[Work to complete] Write out each line that follows exactly as it stands, without the pictures.

[Data section]
☆ ☆ ☆

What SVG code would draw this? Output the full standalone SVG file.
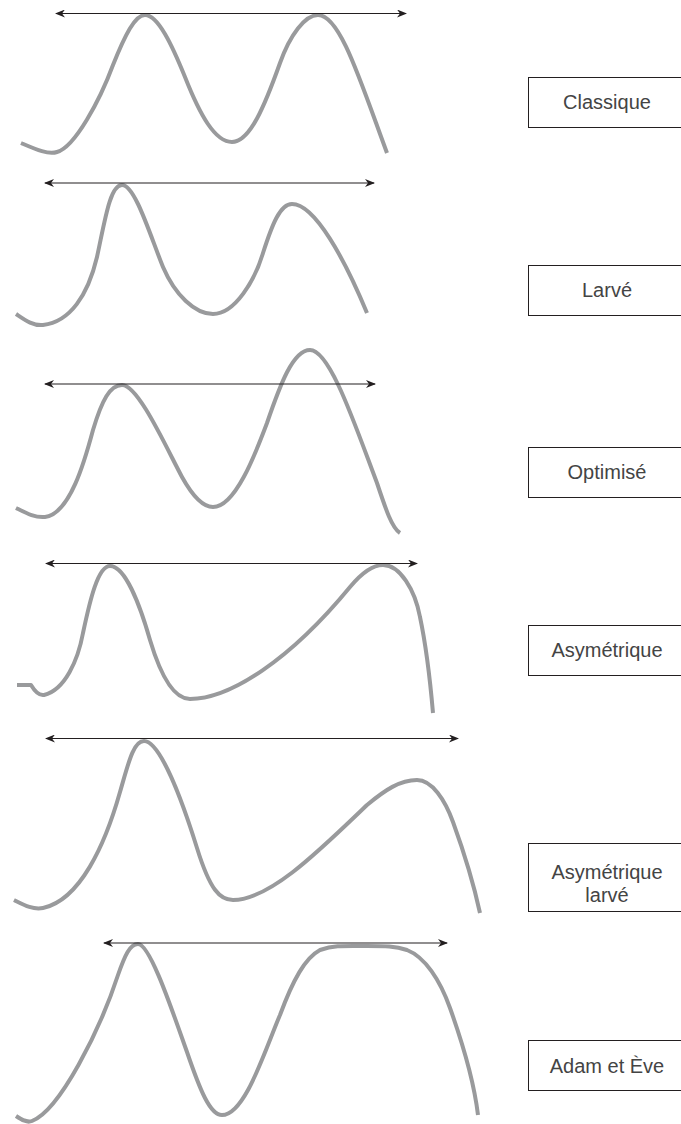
<svg xmlns="http://www.w3.org/2000/svg" width="681" height="1124" viewBox="0 0 681 1124">
<style>
.curve{fill:none;stroke:#999a9c;stroke-width:4;stroke-linecap:butt;stroke-linejoin:round}
.arrow{fill:none;stroke:#231f20;stroke-width:1.2}
.box{fill:#fff;stroke:#231f20;stroke-width:1}
.lbl{font-family:"Liberation Sans",Arial,sans-serif;font-size:20px;fill:#444;text-anchor:middle}
</style>
<defs>
<marker id="ah" viewBox="0 0 10 8" refX="9" refY="4" markerWidth="10" markerHeight="8" markerUnits="userSpaceOnUse" orient="auto-start-reverse">
<path d="M0,0 L10,4 L0,8 L3,4 Z" fill="#231f20"/>
</marker>
</defs>
<g id="curves">
<path class="curve" d="M21,143 C35,149 48,155 57,152 C75,147 100,100 113,65 C125,35 135,15 145,15 C158,15 172,45 185,77 C200,115 215,142 232,142 C250,142 265,105 280,63 C290,35 305,15 318,15 C340,15 360,80 387,153"/>
<path class="curve" d="M16,314 C25,320 33,326 43,325 C70,322 88,295 97,257 C105,220 110,185 122,185 C135,185 150,235 163,267 C175,295 195,314 213,314 C235,314 255,280 263,253 C272,225 280,204 292,204 C315,204 345,260 367,313"/>
<path class="curve" d="M16,508 C26,513 35,518 45,517 C70,514 85,460 93,430 C102,400 110,385 122,385 C138,385 165,445 182,477 C192,495 202,507 213,507 C235,507 255,455 267,423 C280,385 293,350 310,350 C330,350 355,425 377,483 C386,510 392,528 400,533"/>
<path class="curve" d="M17,685 L31,685 C34,690 38,696 44,695 C65,690 78,660 83,633 C90,600 98,566 110,566 C125,566 140,605 150,640 C162,680 175,699 190,699 C230,699 290,660 350,587 C360,575 372,565 383,565 C400,565 415,590 420,617 C427,650 431,690 433,713"/>
<path class="curve" d="M14,900 C24,905 33,910 43,908 C80,900 105,845 120,792 C128,765 133,741 144,741 C160,741 182,800 197,848 C210,890 220,900 233,900 C270,900 320,850 367,805 C385,790 400,780 417,780 C432,780 445,800 453,822 C465,855 475,890 480,913"/>
<path class="curve" d="M16,1116 C22,1120 27,1123 32,1121 C60,1110 100,1030 118,975 C125,955 130,944 138,944 C150,944 172,1010 187,1052 C200,1090 210,1115 222,1115 C245,1115 265,1050 280,1015 C293,980 305,958 320,950 C335,945 345,946 367,946 C385,946 395,946 407,950 C425,957 440,980 450,1008 C465,1050 475,1090 478,1115"/>
</g>
<g id="connectors">
<line class="arrow" x1="56" y1="13.5" x2="406" y2="13.5" marker-start="url(#ah)" marker-end="url(#ah)"/>
<line class="arrow" x1="45" y1="183" x2="374" y2="183" marker-start="url(#ah)" marker-end="url(#ah)"/>
<line class="arrow" x1="45" y1="384" x2="375" y2="384" marker-start="url(#ah)" marker-end="url(#ah)"/>
<line class="arrow" x1="46" y1="563.5" x2="417" y2="563.5" marker-start="url(#ah)" marker-end="url(#ah)"/>
<line class="arrow" x1="46" y1="738.5" x2="458" y2="738.5" marker-start="url(#ah)" marker-end="url(#ah)"/>
<line class="arrow" x1="104" y1="943" x2="447" y2="943" marker-start="url(#ah)" marker-end="url(#ah)"/>
</g>
<g id="node-classique"><rect class="box" x="528.5" y="77.5" width="160" height="50"/><text class="lbl" x="607" y="109">Classique</text></g>
<g id="node-larve"><rect class="box" x="528.5" y="265.5" width="160" height="50"/><text class="lbl" x="607" y="297">Larvé</text></g>
<g id="node-optimise"><rect class="box" x="528.5" y="447.5" width="160" height="50"/><text class="lbl" x="607" y="479">Optimisé</text></g>
<g id="node-asymetrique"><rect class="box" x="528.5" y="625.5" width="160" height="50"/><text class="lbl" x="607" y="657">Asymétrique</text></g>
<g id="node-asymetrique-larve"><rect class="box" x="528.5" y="843.5" width="160" height="68"/><text class="lbl" x="607" y="879">Asymétrique</text><text class="lbl" x="607" y="902">larvé</text></g>
<g id="node-adam-eve"><rect class="box" x="528.5" y="1040.5" width="160" height="50"/><text class="lbl" x="607" y="1073">Adam et Ève</text></g>
</svg>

☆ ☆ ☆

[Complete output]
What SVG code would draw this? Output the full standalone SVG file.
<svg xmlns="http://www.w3.org/2000/svg" width="681" height="1124" viewBox="0 0 681 1124">
<style>
.curve{fill:none;stroke:#999a9c;stroke-width:4;stroke-linecap:butt;stroke-linejoin:round}
.arrow{fill:none;stroke:#231f20;stroke-width:1.2}
.box{fill:#fff;stroke:#231f20;stroke-width:1}
.lbl{font-family:"Liberation Sans",Arial,sans-serif;font-size:20px;fill:#444;text-anchor:middle}
</style>
<defs>
<marker id="ah" viewBox="0 0 10 8" refX="9" refY="4" markerWidth="10" markerHeight="8" markerUnits="userSpaceOnUse" orient="auto-start-reverse">
<path d="M0,0 L10,4 L0,8 L3,4 Z" fill="#231f20"/>
</marker>
</defs>
<g id="curves">
<path class="curve" d="M21,143 C35,149 48,155 57,152 C75,147 100,100 113,65 C125,35 135,15 145,15 C158,15 172,45 185,77 C200,115 215,142 232,142 C250,142 265,105 280,63 C290,35 305,15 318,15 C340,15 360,80 387,153"/>
<path class="curve" d="M16,314 C25,320 33,326 43,325 C70,322 88,295 97,257 C105,220 110,185 122,185 C135,185 150,235 163,267 C175,295 195,314 213,314 C235,314 255,280 263,253 C272,225 280,204 292,204 C315,204 345,260 367,313"/>
<path class="curve" d="M16,508 C26,513 35,518 45,517 C70,514 85,460 93,430 C102,400 110,385 122,385 C138,385 165,445 182,477 C192,495 202,507 213,507 C235,507 255,455 267,423 C280,385 293,350 310,350 C330,350 355,425 377,483 C386,510 392,528 400,533"/>
<path class="curve" d="M17,685 L31,685 C34,690 38,696 44,695 C65,690 78,660 83,633 C90,600 98,566 110,566 C125,566 140,605 150,640 C162,680 175,699 190,699 C230,699 290,660 350,587 C360,575 372,565 383,565 C400,565 415,590 420,617 C427,650 431,690 433,713"/>
<path class="curve" d="M14,900 C24,905 33,910 43,908 C80,900 105,845 120,792 C128,765 133,741 144,741 C160,741 182,800 197,848 C210,890 220,900 233,900 C270,900 320,850 367,805 C385,790 400,780 417,780 C432,780 445,800 453,822 C465,855 475,890 480,913"/>
<path class="curve" d="M16,1116 C22,1120 27,1123 32,1121 C60,1110 100,1030 118,975 C125,955 130,944 138,944 C150,944 172,1010 187,1052 C200,1090 210,1115 222,1115 C245,1115 265,1050 280,1015 C293,980 305,958 320,950 C335,945 345,946 367,946 C385,946 395,946 407,950 C425,957 440,980 450,1008 C465,1050 475,1090 478,1115"/>
</g>
<g id="connectors">
<line class="arrow" x1="56" y1="13.5" x2="406" y2="13.5" marker-start="url(#ah)" marker-end="url(#ah)"/>
<line class="arrow" x1="45" y1="183" x2="374" y2="183" marker-start="url(#ah)" marker-end="url(#ah)"/>
<line class="arrow" x1="45" y1="384" x2="375" y2="384" marker-start="url(#ah)" marker-end="url(#ah)"/>
<line class="arrow" x1="46" y1="563.5" x2="417" y2="563.5" marker-start="url(#ah)" marker-end="url(#ah)"/>
<line class="arrow" x1="46" y1="738.5" x2="458" y2="738.5" marker-start="url(#ah)" marker-end="url(#ah)"/>
<line class="arrow" x1="104" y1="943" x2="447" y2="943" marker-start="url(#ah)" marker-end="url(#ah)"/>
</g>
<g id="node-classique"><rect class="box" x="528.5" y="77.5" width="160" height="50"/><text class="lbl" x="607" y="109">Classique</text></g>
<g id="node-larve"><rect class="box" x="528.5" y="265.5" width="160" height="50"/><text class="lbl" x="607" y="297">Larvé</text></g>
<g id="node-optimise"><rect class="box" x="528.5" y="447.5" width="160" height="50"/><text class="lbl" x="607" y="479">Optimisé</text></g>
<g id="node-asymetrique"><rect class="box" x="528.5" y="625.5" width="160" height="50"/><text class="lbl" x="607" y="657">Asymétrique</text></g>
<g id="node-asymetrique-larve"><rect class="box" x="528.5" y="843.5" width="160" height="68"/><text class="lbl" x="607" y="879">Asymétrique</text><text class="lbl" x="607" y="902">larvé</text></g>
<g id="node-adam-eve"><rect class="box" x="528.5" y="1040.5" width="160" height="50"/><text class="lbl" x="607" y="1073">Adam et Ève</text></g>
</svg>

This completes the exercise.